Daily Pathtracer 9: A wild ryg appears

Posted on Apr 13, 2018

#rendering #code

Introduction and index of this series is here.

In the previous post, I did a basic SIMD/SSE implementation of the “hit a ray against all spheres” function. And then of course, me being a n00b at SIMD, I did some stupid things (and had other inefficiencies I knew about outside the SIMD function, that I planned to fix later). And then this happened:

You used the ultimate optimization technique: nerd sniping rygorous into doing it for you =) (via)

i.e. Fabian Giesen himself did a bunch of optimizations and submitted a pull request. Nice work, ryg!

His changes got performance of 107 -> 187 Mray/s on PC, and 30.1 -> 41.8 Mray/s on a Mac. That’s not bad at all for relatively simple changes!

ryg’s optimizations

Full list of changes can be seen in the pull request, here are the major ones:

Use _mm_loadu_ps to load memory into a SIMD variable (commit). On Windows/MSVC that got a massive speedup; no change on Mac/clang since clang was already generating movups instruction there.

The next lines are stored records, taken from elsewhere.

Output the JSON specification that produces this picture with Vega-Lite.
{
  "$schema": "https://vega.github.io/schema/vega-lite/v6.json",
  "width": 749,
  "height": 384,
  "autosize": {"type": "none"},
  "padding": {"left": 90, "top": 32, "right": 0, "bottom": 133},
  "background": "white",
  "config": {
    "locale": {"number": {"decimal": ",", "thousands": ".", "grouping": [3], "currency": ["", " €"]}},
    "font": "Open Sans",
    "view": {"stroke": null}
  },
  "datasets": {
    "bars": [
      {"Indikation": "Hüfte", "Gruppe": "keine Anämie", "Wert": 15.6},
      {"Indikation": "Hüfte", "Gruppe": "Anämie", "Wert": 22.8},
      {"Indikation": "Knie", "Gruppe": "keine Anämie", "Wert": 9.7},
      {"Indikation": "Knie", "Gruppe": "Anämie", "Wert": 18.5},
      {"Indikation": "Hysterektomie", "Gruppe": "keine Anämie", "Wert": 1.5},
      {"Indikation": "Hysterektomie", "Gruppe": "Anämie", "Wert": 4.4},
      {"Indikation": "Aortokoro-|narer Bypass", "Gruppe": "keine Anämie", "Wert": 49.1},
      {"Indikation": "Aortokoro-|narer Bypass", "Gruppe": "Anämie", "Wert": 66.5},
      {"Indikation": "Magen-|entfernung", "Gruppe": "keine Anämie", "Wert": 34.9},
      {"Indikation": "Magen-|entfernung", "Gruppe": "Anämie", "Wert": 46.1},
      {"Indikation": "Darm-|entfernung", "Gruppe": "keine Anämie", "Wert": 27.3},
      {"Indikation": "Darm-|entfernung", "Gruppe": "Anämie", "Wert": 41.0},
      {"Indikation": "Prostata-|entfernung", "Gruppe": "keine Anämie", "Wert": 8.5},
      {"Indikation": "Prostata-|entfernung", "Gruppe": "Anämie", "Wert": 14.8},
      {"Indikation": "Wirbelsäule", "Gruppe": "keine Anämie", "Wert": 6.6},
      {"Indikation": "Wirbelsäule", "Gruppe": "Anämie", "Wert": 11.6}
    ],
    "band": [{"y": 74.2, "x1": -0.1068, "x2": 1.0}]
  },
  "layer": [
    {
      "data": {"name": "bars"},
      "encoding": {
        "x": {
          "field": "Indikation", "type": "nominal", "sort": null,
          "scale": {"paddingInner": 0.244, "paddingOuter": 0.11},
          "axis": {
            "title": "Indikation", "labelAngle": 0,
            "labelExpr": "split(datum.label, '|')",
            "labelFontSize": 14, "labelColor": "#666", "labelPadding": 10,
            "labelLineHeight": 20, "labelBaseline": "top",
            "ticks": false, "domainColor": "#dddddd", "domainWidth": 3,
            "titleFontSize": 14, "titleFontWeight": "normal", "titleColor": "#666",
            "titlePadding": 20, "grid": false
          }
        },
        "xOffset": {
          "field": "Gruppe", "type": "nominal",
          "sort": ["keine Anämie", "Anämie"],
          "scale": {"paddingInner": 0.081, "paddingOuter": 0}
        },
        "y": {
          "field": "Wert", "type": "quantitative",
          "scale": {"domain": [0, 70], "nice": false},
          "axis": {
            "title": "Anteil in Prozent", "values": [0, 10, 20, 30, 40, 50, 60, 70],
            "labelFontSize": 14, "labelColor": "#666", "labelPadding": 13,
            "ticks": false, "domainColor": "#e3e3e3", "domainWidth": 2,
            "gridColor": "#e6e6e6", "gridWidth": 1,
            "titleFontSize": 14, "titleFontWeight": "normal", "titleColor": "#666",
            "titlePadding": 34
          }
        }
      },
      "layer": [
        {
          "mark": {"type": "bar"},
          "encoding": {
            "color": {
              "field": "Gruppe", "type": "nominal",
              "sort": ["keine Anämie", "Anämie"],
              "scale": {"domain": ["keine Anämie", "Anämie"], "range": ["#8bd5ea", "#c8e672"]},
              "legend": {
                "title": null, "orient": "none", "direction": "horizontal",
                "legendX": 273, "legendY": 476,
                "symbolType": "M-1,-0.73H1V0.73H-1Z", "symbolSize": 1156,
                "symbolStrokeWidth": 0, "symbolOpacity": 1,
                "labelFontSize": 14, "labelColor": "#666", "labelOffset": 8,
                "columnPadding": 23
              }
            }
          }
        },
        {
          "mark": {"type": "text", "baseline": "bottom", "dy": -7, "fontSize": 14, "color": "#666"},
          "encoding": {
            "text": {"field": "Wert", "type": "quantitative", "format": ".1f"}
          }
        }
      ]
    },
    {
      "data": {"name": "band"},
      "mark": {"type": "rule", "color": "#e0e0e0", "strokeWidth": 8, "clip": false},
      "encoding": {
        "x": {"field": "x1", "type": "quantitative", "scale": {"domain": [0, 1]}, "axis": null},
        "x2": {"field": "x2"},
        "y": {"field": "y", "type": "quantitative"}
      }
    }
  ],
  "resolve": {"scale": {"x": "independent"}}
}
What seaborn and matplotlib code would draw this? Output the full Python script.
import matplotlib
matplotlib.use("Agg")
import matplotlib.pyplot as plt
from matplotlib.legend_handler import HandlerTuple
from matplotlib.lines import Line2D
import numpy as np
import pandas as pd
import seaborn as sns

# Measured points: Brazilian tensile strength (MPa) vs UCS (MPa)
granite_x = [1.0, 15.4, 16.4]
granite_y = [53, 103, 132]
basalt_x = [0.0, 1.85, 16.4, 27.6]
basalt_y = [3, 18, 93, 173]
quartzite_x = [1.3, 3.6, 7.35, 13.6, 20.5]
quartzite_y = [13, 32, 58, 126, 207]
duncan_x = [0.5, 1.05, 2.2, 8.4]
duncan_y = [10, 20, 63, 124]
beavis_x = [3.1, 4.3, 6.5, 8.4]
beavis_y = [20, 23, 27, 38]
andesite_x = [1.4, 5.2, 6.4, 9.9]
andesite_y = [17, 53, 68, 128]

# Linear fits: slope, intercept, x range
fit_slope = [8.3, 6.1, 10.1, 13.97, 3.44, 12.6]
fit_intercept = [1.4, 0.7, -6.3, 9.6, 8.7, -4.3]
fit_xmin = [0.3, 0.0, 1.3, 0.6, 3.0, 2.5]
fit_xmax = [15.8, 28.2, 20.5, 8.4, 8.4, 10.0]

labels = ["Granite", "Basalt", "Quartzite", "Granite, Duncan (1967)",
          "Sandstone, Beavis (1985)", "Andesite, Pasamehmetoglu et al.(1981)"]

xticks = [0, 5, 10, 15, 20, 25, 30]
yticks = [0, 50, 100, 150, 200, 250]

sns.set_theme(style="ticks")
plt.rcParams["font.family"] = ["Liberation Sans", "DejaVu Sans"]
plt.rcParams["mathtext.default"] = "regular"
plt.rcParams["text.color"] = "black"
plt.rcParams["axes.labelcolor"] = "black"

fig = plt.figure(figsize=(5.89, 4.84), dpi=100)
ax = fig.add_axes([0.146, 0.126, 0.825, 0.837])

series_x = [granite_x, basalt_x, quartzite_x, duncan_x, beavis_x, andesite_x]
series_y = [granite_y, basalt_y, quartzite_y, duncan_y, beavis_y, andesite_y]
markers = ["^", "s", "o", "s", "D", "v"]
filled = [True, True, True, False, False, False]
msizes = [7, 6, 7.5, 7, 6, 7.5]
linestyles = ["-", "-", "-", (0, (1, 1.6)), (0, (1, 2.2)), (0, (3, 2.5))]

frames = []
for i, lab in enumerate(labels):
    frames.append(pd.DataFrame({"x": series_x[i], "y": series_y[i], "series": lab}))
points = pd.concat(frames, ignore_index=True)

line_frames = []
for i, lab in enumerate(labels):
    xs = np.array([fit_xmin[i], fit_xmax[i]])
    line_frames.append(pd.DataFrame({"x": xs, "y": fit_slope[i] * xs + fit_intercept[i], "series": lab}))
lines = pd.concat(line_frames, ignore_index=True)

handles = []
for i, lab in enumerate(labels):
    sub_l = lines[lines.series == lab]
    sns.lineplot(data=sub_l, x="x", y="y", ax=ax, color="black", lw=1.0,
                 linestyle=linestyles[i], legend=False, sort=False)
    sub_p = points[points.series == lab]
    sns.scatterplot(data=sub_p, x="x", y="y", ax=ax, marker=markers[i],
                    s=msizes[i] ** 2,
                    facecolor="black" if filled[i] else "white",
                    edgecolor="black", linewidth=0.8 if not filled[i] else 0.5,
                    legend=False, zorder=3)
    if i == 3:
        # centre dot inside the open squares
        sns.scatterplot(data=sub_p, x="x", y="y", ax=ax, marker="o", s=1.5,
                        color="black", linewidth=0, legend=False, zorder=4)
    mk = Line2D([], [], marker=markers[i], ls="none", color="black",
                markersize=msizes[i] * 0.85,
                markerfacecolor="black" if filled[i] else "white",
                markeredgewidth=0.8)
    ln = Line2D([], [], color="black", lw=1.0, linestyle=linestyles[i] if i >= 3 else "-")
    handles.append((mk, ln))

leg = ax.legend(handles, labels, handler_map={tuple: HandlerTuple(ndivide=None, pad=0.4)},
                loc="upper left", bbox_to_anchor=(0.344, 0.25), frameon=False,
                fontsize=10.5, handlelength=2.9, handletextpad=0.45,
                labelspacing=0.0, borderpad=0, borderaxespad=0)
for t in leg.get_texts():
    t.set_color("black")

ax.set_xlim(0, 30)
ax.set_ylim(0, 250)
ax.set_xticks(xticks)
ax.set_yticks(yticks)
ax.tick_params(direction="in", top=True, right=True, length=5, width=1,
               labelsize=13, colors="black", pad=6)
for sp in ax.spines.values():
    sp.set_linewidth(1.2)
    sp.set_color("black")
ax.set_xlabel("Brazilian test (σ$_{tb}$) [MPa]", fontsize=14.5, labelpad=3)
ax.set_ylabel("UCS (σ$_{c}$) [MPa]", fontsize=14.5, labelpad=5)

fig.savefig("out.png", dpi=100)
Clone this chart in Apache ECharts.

Evaluate ray hit data only once (commit). My original code was evaluating hit position & normal for each closer sphere it had hit so far; this change only remembers t value and sphere index instead, and calculates position & normal for the final closest sphere. It also has one possible approach in how to do “find minimum value and index of it in an SSE register”, that I was wondering about.

“Know” which objects emit light instead of searching every time (commit). This one’s not SIMD at all, and super obvious. In the explicit light sampling loop, for each ray bounce off a diffuse surface, I was going through all spheres, checking “hey, do you emit light?”. But only a couple of all of them do! So instead, have an explicit array of light-emitting sphere indices, and only go through that. This was another massive speedup.

Several small simplifications (commit, commit, commit, commit, commit). Each one self-explanatory.

What’s next

I want to apply some of the earlier & above optimizations to the C#, C#+Burst and GPU implementations too, just so that all versions are on the same ground again. Maybe I’ll do that next!